◆ **Exercise input**:

◇ ◇ ◇ ◇ ◇

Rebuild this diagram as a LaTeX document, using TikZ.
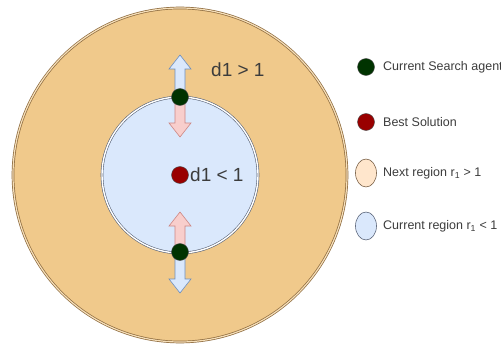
\documentclass[tikz,border=0pt]{standalone}
\usepackage{fontspec}
\setmainfont{Liberation Sans}
\usetikzlibrary{shapes.geometric}
\definecolor{outerfill}{RGB}{240,201,139}
\definecolor{outerdraw}{RGB}{140,105,60}
\definecolor{innerfill}{RGB}{218,232,252}
\definecolor{innerdraw}{RGB}{90,100,120}
\definecolor{bluedraw}{RGB}{108,142,191}
\definecolor{pinkfill}{RGB}{248,206,204}
\definecolor{pinkdraw}{RGB}{184,84,80}
\definecolor{peachfill}{RGB}{255,230,204}
\definecolor{peachdraw}{RGB}{120,95,70}
\definecolor{agentgreen}{RGB}{0,51,0}
\definecolor{bestred}{RGB}{153,0,0}
\definecolor{txt}{RGB}{60,60,60}
\tikzset{
  dot/.style={circle, minimum size=17pt, inner sep=0pt, draw=black!70, line width=0.4pt},
  legtext/.style={anchor=west, text=txt, font=\fontsize{12.5}{15}\selectfont, inner sep=0pt},
  bigtext/.style={text=txt, font=\fontsize{19}{22}\selectfont, inner sep=0pt},
  bluearrow/.style={fill=innerfill, draw=bluedraw, line width=0.6pt, line join=miter},
  pinkarrow/.style={fill=pinkfill, draw=pinkdraw!70, line width=0.6pt, line join=miter},
  legell/.style={ellipse, minimum width=21pt, minimum height=28pt, inner sep=0pt, line width=0.6pt}
}
% block arrow: x, base y, tip y (vertical)
\newcommand\blkarrow[4]{%
  \pgfmathsetmacro\dir{(#3>#2)?1:-1}%
  \pgfmathsetmacro\hy{#3-\dir*14}%
  \draw[#4] (#1-5,#2) -- (#1-5,\hy) -- (#1-11,\hy) -- (#1,#3) -- (#1+11,\hy) -- (#1+5,\hy) -- (#1+5,#2) -- cycle;}
\begin{document}
\begin{tikzpicture}[x=1pt,y=-1pt]
\useasboundingbox (0,0) rectangle (501,345);
\clip (0,0) rectangle (501,345);
% outer region
\draw[fill=outerfill, draw=outerdraw, line width=0.7pt, double=outerfill!60!white, double distance=1.2pt] (180,175) circle[radius=167];
\node (outer) at (180,175) {};
% inner region
\draw[fill=innerfill, draw=innerdraw, line width=0.6pt, double=white, double distance=1.4pt] (180,175) circle[radius=78];
% arrows
\blkarrow{180}{92}{55}{bluearrow}
\blkarrow{180}{102}{137}{pinkarrow}
\blkarrow{180}{247}{212}{pinkarrow}
\blkarrow{180}{257}{293}{bluearrow}
% agents
\node[dot, fill=agentgreen] (a1) at (180,97) {};
\node[dot, fill=agentgreen] (a2) at (180,252) {};
\node[dot, fill=bestred] (best) at (180,175) {};
% labels
\node[bigtext, anchor=west] (t1) at (211,70) {d1 > 1};
\node[bigtext, anchor=west] (t2) at (190,175) {d1 < 1};
% legend
\node[dot, fill=agentgreen] (l1) at (366,67) {};
\node[legtext] (lt1) at (383,67) {Current Search agent};
\node[dot, fill=bestred] (l2) at (366,122) {};
\node[legtext] (lt2) at (383,122) {Best Solution};
\node[legell, fill=peachfill, draw=peachdraw] (l3) at (366,173) {};
\node[legtext] (lt3) at (383,173) {Next region r\textsubscript{1} > 1};
\node[legell, fill=innerfill, draw=innerdraw] (l4) at (366,226) {};
\node[legtext] (lt4) at (383,226) {Current region r\textsubscript{1} < 1};
\end{tikzpicture}
\end{document}
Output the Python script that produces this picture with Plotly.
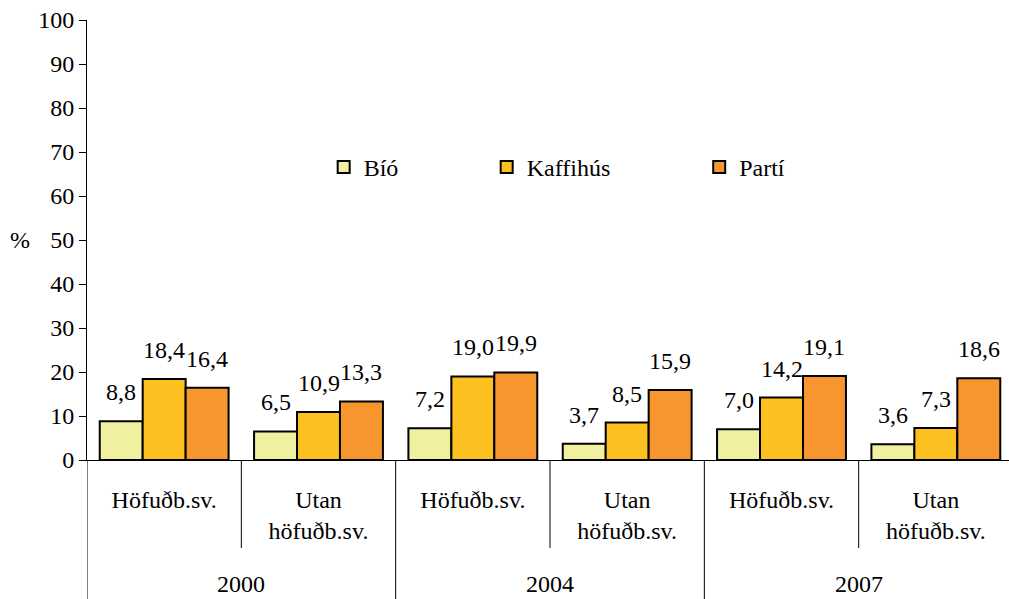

◇ ◇ ◇ ◇ ◇

◆ **Stated problem**: Go through the listing above and quote it exactly, apart from its images.

◆ **Answer**:
Rebuild this diagram as a LaTeX document, using TikZ.
\documentclass[tikz,border=0pt]{standalone}
\usepackage{fontspec}
\setmainfont{Liberation Sans}
\usetikzlibrary{shapes.geometric}
\definecolor{outerfill}{RGB}{240,201,139}
\definecolor{outerdraw}{RGB}{140,105,60}
\definecolor{innerfill}{RGB}{218,232,252}
\definecolor{innerdraw}{RGB}{90,100,120}
\definecolor{bluedraw}{RGB}{108,142,191}
\definecolor{pinkfill}{RGB}{248,206,204}
\definecolor{pinkdraw}{RGB}{184,84,80}
\definecolor{peachfill}{RGB}{255,230,204}
\definecolor{peachdraw}{RGB}{120,95,70}
\definecolor{agentgreen}{RGB}{0,51,0}
\definecolor{bestred}{RGB}{153,0,0}
\definecolor{txt}{RGB}{60,60,60}
\tikzset{
  dot/.style={circle, minimum size=17pt, inner sep=0pt, draw=black!70, line width=0.4pt},
  legtext/.style={anchor=west, text=txt, font=\fontsize{12.5}{15}\selectfont, inner sep=0pt},
  bigtext/.style={text=txt, font=\fontsize{19}{22}\selectfont, inner sep=0pt},
  bluearrow/.style={fill=innerfill, draw=bluedraw, line width=0.6pt, line join=miter},
  pinkarrow/.style={fill=pinkfill, draw=pinkdraw!70, line width=0.6pt, line join=miter},
  legell/.style={ellipse, minimum width=21pt, minimum height=28pt, inner sep=0pt, line width=0.6pt}
}
% block arrow: x, base y, tip y (vertical)
\newcommand\blkarrow[4]{%
  \pgfmathsetmacro\dir{(#3>#2)?1:-1}%
  \pgfmathsetmacro\hy{#3-\dir*14}%
  \draw[#4] (#1-5,#2) -- (#1-5,\hy) -- (#1-11,\hy) -- (#1,#3) -- (#1+11,\hy) -- (#1+5,\hy) -- (#1+5,#2) -- cycle;}
\begin{document}
\begin{tikzpicture}[x=1pt,y=-1pt]
\useasboundingbox (0,0) rectangle (501,345);
\clip (0,0) rectangle (501,345);
% outer region
\draw[fill=outerfill, draw=outerdraw, line width=0.7pt, double=outerfill!60!white, double distance=1.2pt] (180,175) circle[radius=167];
\node (outer) at (180,175) {};
% inner region
\draw[fill=innerfill, draw=innerdraw, line width=0.6pt, double=white, double distance=1.4pt] (180,175) circle[radius=78];
% arrows
\blkarrow{180}{92}{55}{bluearrow}
\blkarrow{180}{102}{137}{pinkarrow}
\blkarrow{180}{247}{212}{pinkarrow}
\blkarrow{180}{257}{293}{bluearrow}
% agents
\node[dot, fill=agentgreen] (a1) at (180,97) {};
\node[dot, fill=agentgreen] (a2) at (180,252) {};
\node[dot, fill=bestred] (best) at (180,175) {};
% labels
\node[bigtext, anchor=west] (t1) at (211,70) {d1 > 1};
\node[bigtext, anchor=west] (t2) at (190,175) {d1 < 1};
% legend
\node[dot, fill=agentgreen] (l1) at (366,67) {};
\node[legtext] (lt1) at (383,67) {Current Search agent};
\node[dot, fill=bestred] (l2) at (366,122) {};
\node[legtext] (lt2) at (383,122) {Best Solution};
\node[legell, fill=peachfill, draw=peachdraw] (l3) at (366,173) {};
\node[legtext] (lt3) at (383,173) {Next region r\textsubscript{1} > 1};
\node[legell, fill=innerfill, draw=innerdraw] (l4) at (366,226) {};
\node[legtext] (lt4) at (383,226) {Current region r\textsubscript{1} < 1};
\end{tikzpicture}
\end{document}
Output the Python script that produces this picture with Plotly.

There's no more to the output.